The New Gatekeepers: Who Really Owns AI in Cinema?

From Hollywood to Silicon Valley

For a century, Hollywood studios were the gatekeepers of film. They controlled funding, distribution, and, by extension, the stories that reached audiences. Today, AI threatens to shift that power — not just changing how films are made, but who decides what gets made at all.

The tools that promise to “democratize filmmaking” aren’t neutral. They’re built, trained, and owned by tech giants. That means the future of cinema might not be decided on a soundstage in Los Angeles, but in a server farm in San Francisco.

The Myth of Neutral Tools

AI is often marketed as objective, as if algorithms simply “reflect data.” But every dataset has bias, every model has limitations, and every tool reflects the priorities of those who built it.

  • Which stories are overrepresented in the training data? Likely Western, commercial, and mainstream.

  • Which stories are underrepresented? Independent, indigenous, and culturally specific.

  • Who profits from the tools? Not the filmmakers, but the corporations licensing access.

In this sense, AI doesn’t just shape aesthetics. It shapes the very boundaries of what stories are possible.

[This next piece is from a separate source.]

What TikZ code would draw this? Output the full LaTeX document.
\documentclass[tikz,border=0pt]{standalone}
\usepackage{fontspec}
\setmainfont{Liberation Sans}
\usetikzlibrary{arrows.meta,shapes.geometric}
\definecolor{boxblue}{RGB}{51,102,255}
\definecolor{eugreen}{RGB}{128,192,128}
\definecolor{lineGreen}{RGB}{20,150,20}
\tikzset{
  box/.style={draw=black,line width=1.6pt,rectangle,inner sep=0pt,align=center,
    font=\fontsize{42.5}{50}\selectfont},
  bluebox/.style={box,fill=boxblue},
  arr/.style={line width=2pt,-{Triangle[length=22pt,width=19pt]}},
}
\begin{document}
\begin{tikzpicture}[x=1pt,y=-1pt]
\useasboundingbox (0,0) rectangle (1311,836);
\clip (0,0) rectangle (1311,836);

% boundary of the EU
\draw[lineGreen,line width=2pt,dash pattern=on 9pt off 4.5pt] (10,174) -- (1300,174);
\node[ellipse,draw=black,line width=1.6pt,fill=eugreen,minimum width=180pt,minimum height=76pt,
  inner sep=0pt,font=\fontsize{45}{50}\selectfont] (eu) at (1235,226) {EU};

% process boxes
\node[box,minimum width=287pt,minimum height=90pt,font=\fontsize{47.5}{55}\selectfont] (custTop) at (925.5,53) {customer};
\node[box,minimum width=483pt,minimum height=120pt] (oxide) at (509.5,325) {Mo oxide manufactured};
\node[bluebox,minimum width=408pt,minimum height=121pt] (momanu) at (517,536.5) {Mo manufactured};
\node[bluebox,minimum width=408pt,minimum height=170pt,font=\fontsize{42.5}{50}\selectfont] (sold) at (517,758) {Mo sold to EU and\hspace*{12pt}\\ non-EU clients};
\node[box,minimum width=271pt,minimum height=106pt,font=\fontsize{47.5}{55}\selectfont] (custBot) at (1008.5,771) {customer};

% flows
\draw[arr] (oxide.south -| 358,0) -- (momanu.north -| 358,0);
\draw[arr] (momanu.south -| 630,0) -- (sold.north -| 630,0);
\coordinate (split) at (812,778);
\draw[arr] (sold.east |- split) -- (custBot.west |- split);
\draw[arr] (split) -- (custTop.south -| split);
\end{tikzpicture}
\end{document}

From Creativity to Compliance

At Fragrant Film, we see a danger that’s bigger than AI replacing jobs: the risk of AI redefining the terms of creativity itself.

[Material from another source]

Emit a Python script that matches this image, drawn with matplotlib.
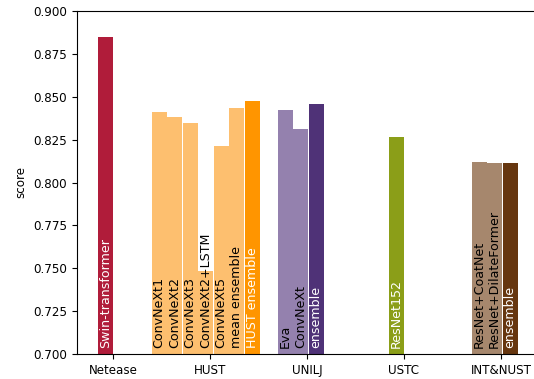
import matplotlib
matplotlib.use("Agg")
import matplotlib.pyplot as plt

# group names on the x axis
groups = ["Netease", "HUST", "UNILJ", "USTC", "INT&NUST"]

# per-group model names and scores
models = [
    ["Swin-transformer"],
    ["ConvNeXt1", "ConvNeXt2", "ConvNeXt3", "ConvNeXt2+LSTM",
     "ConvNeXt5", "mean ensemble", "HUST ensemble"],
    ["Eva", "ConvNeXt", "ensemble"],
    ["ResNet152"],
    ["ResNet+CoatNet", "ResNet+DilateFormer", "ensemble"],
]
scores = [
    [0.885],
    [0.8411, 0.8382, 0.8347, 0.7484, 0.8213, 0.8434, 0.8475],
    [0.8423, 0.8312, 0.8458],
    [0.8265],
    [0.8120, 0.8114, 0.8114],
]

# bar colours (one per bar) and label text colours
colors = [
    ["#b01c3a"],
    ["#fdbf6f"] * 6 + ["#ff9500"],
    ["#9481ae", "#9481ae", "#4f3277"],
    ["#8b9e18"],
    ["#a6876d", "#a6876d", "#66360f"],
]
text_colors = [
    ["white"],
    ["black"] * 6 + ["white"],
    ["black", "black", "white"],
    ["white"],
    ["black", "black", "white"],
]

fig = plt.figure(figsize=(5.34, 3.79), dpi=100)
# right spine sits past the image edge, as in the original crop
ax = fig.add_axes([77 / 534, 25 / 379, 464 / 534, 343 / 379])
ax.spines["right"].set_visible(False)

step = 0.16
width = 0.155
for g, (names, vals) in enumerate(zip(models, scores)):
    n = len(vals)
    for i, (name, v) in enumerate(zip(names, vals)):
        x = g + (i - n / 2) * step + 0.005 * n
        ax.bar(x, v - 0.7, bottom=0.7, width=width, color=colors[g][i], linewidth=0)
        ax.text(x, 0.7035, name, rotation=90, ha="center", va="bottom",
                fontsize=9.1, color=text_colors[g][i])

ax.set_ylim(0.7, 0.9)
ax.set_xlim(-0.371, (541 - 113) / 97)
ax.set_xticks(range(len(groups)))
ax.set_xticklabels(groups)
ax.set_yticks([0.700, 0.725, 0.750, 0.775, 0.800, 0.825, 0.850, 0.875, 0.900])
ax.set_yticklabels(["%.3f" % t for t in ax.get_yticks()])
ax.tick_params(labelsize=8.6)
ax.set_ylabel("score", fontsize=8.6)

fig.savefig("out.png", dpi=100)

  • Instead of asking, What story do I want to tell? filmmakers may ask, What story will the algorithm greenlight?

  • Instead of What risks should we take? the question becomes, What’s safe enough to pass AI testing?

  • Instead of independent vision, we get algorithmic compliance.

And when compliance replaces vision, cinema loses its edge.

The Bigger Question

The real issue isn’t whether AI can write scripts or edit films. It’s who owns the means of creation.

If Hollywood was once accused of gatekeeping, what happens when the new gatekeepers aren’t even storytellers, but engineers, data scientists, and shareholders of trillion-dollar tech firms?

The Future of Resistance

Filmmakers have always found ways to push against the system — from indie movements to guerrilla filmmaking. The challenge of this era will be pushing against not just studios, but platforms and algorithms.

Cinema’s future may depend on filmmakers asking harder questions:

  • Who built this AI?

  • What worldview does it carry?

  • Whose stories does it silence?

Because in the end, the danger isn’t that AI will replace filmmakers. The danger is that AI will decide which filmmakers matter.